Sorry, I'm a little behind on list reading; I know this topic has
advanced almost to 'master' in the meantime, but I had a few thoughts
worth getting out.

Basically, yes, I agree with everything in your email. My series is more
or less papering over deficiencies in the --follow code, and that code
would be much better off thinking of single literal paths that it is
following.

I was trying with my series not to go down the rabbit hole of --follow
deficiencies. So in that sense, I think it is still a good idea for the
short-term. And though we might perhaps revert some of it if we actually
improve how --follow works, I don't think it would be too hard to do so
later. But of course if we are going to improve --follow _now_, then it
could replace my series.

And what you outlined here:

> For the above idea to work, I think we need to resolve the pathspec
> early; "log --follow" should find its starting point, apply the
> given pathspec to its treeish to grab the literal pathname, and use
> that single literal pathname as the literal pathspec and continue,
> which I do not think it does right now.  But with it done upfront,
> the pathspec limiting done during the history traversal, including
> try_to_follow_renames() bit, should be able to limit itself to "is
> the path literally the string given as the pathspec"?

seems mostly sensible to me, except that the notion of "starting point"
is ambiguous. If I do:

  git log --follow branch1 branch2 -- foo*

then we have two treeishes. Do we look at one? Both? What happens if the
pathspec resolves differently?

Off the top of my head, I'd say that we should look at all starting
tips, resolve the pathspec in all of them, and complain if it doesn't
resolve to the same single path in each one. Because it otherwise would
produce garbled results.

To be fair, this same garbled case already happens when traversing a
merge sends us down two paths of history, as a followed rename might be
present on one but not the other, and we keep only a single path. But as
you know, that is a long-time deficiency of --follow. :) At least
detecting it from the starting tips is easy and something the user can
deal with by modifying the command invocation.

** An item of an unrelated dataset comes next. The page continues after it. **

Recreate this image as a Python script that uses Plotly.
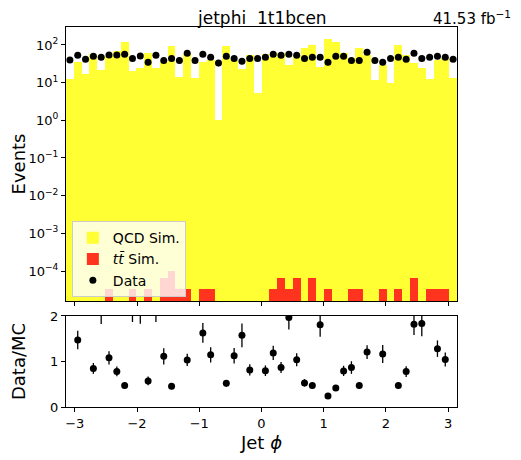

So I dunno. That doesn't sound _too_ hard to do, though it probably also
needs a lot of the same infrastructure I introduced in my series. Namely
that log.follow needs to ask "hey, is this pathspec usable for
following?" so that it can quietly turn the feature off, rather than
triggering an error.

So I'd suggest to let my series continue graduating, and then if anybody
wants to work on more sensible pathspec handling, to do so on top.